Shyamalan’s Return to Form
Split matters in Shyamalan’s career as proof that his core strengths never left. The ability to build suspense from minimal resources, to find the uncanny in confined spaces, and to draw remarkable performances from his cast are all on display here. The film demonstrated that his commercial instincts were intact and that audiences would still show up for his particular brand of genre filmmaking.
The film’s broader cultural impact is tied to its final moment, which recontextualizes the entire project and connects it to Shyamalan’s earlier work. That connection energized his fan base and set up the next phase of his career, making Split function as both a standalone thriller and a bridge between past and future projects.
Should You Watch Split?
If you appreciate actor-driven thrillers and want to see a performer working at the absolute peak of their abilities, Split is worth your time for McAvoy’s performance alone. The thriller mechanics are solid, the atmosphere is effectively claustrophobic, and Shyamalan’s direction is disciplined and engaging.

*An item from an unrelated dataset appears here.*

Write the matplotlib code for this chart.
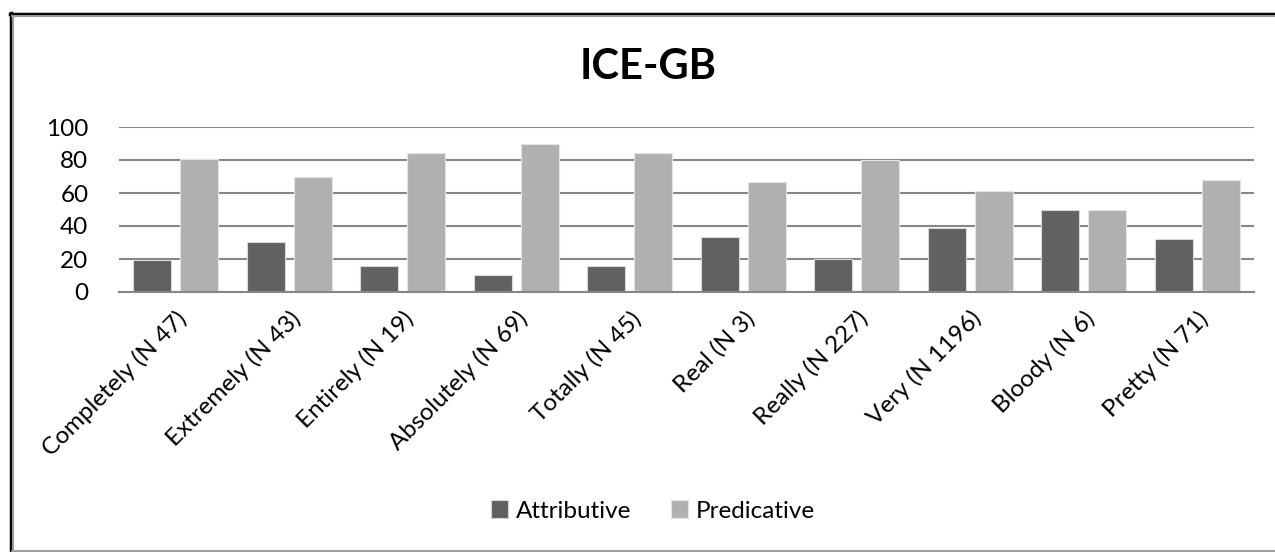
"""ICE-GB: attributive vs predicative use per intensifier (grouped bar chart)."""

import matplotlib

matplotlib.use("Agg")
import matplotlib.pyplot as plt
import numpy as np
from matplotlib.lines import Line2D

categories = ["Completely (N 47)", "Extremely (N 43)", "Entirely (N 19)", "Absolutely (N 69)",
              "Totally (N 45)", "Real (N 3)", "Really (N 227)", "Very (N 1196)", "Bloody (N 6)", "Pretty (N 71)"]
attributive = [19.1, 30.2, 15.8, 10.1, 15.6, 33.3, 19.8, 38.9, 50.0, 32.4]
predicative = [80.9, 69.8, 84.2, 89.9, 84.4, 66.7, 80.2, 61.1, 50.0, 67.6]
y_ticks = [0, 20, 40, 60, 80, 100]

W, H = 1275, 552
plt.rcParams["font.family"] = ["Lato", "DejaVu Sans"]

figure = plt.figure(figsize=(W / 100, H / 100), dpi=100)
axis = figure.add_axes([119 / W, 1 - 292 / H, (1254 - 119) / W, (292 - 127) / H])

x = np.arange(len(categories))
bar_width = 0.335
offset = 0.207
axis.bar(x - offset, attributive, bar_width, color="#616161", edgecolor="#d8d8d8", linewidth=0.8,
         label="Attributive", zorder=3)
axis.bar(x + offset, predicative, bar_width, color="#b0b0b0", edgecolor="#e4e4e4", linewidth=0.8,
         label="Predicative", zorder=3)

axis.set_xlim(-0.5, len(categories) - 0.5)
axis.set_ylim(0, 100)
axis.set_yticks(y_ticks)
axis.set_yticklabels([str(v) for v in y_ticks], fontsize=17.5)
axis.set_xticks(x)
axis.set_xticklabels(categories, rotation=45, ha="right", rotation_mode="anchor", fontsize=17.5)
axis.tick_params(axis="y", length=0, pad=22)
axis.tick_params(axis="x", length=0, pad=11)
axis.yaxis.grid(True, color="#868686", linewidth=1.5, zorder=0)
for side in ("left", "right", "top"):
    axis.spines[side].set_visible(False)
axis.spines["bottom"].set_color("#868686")
axis.spines["bottom"].set_linewidth(1.5)
axis.spines["bottom"].set_zorder(4)

figure.text(648 / W, 1 - 67 / H, "ICE-GB", ha="center", va="center", fontsize=30, fontweight="bold")
figure.legend(loc="center", bbox_to_anchor=(653 / W, 1 - 511 / H), ncol=2, frameon=False, fontsize=17.5,
              handlelength=0.7, handleheight=0.7, handletextpad=0.35, columnspacing=1.6)

# frame around the chart
def px(xs, ys):
    return [v / W for v in xs], [1 - v / H for v in ys]

for xs, ys, color, lw in [
    ([10.5, 10.5], [13, 552], "black", 2.5),
    ([10, 1275], [13.5, 13.5], "black", 2.5),
    ([13, 13], [15.5, 552], "#9a9a9a", 1.5),
    ([12, 1275], [16, 16], "#9a9a9a", 1.5),
    ([12, 1275], [550.5, 550.5], "#9a9a9a", 2.0),
]:
    xf, yf = px(xs, ys)
    figure.add_artist(Line2D(xf, yf, transform=figure.transFigure, color=color, linewidth=lw))

figure.savefig("out.png", dpi=100)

Skip it if the use of mental illness as a horror device is a deal-breaker for you, or if you need all characters to be equally developed to stay invested. The film’s strengths are narrow but intense: it’s a McAvoy vehicle first and everything else second.
The Verdict on Split
Split is a film that lives and dies by one performance, and that performance is extraordinary. James McAvoy does something genuinely difficult and makes it look effortless, shifting between personalities with a precision that commands every frame he’s in. Shyamalan wraps that performance in a taut, efficiently constructed thriller that never overstays its welcome. The mental health concerns are real and worth acknowledging, and the supporting characters could use more depth. But as a showcase for an actor at the height of his powers and a director rediscovering his instincts, Split delivers exactly what it promises.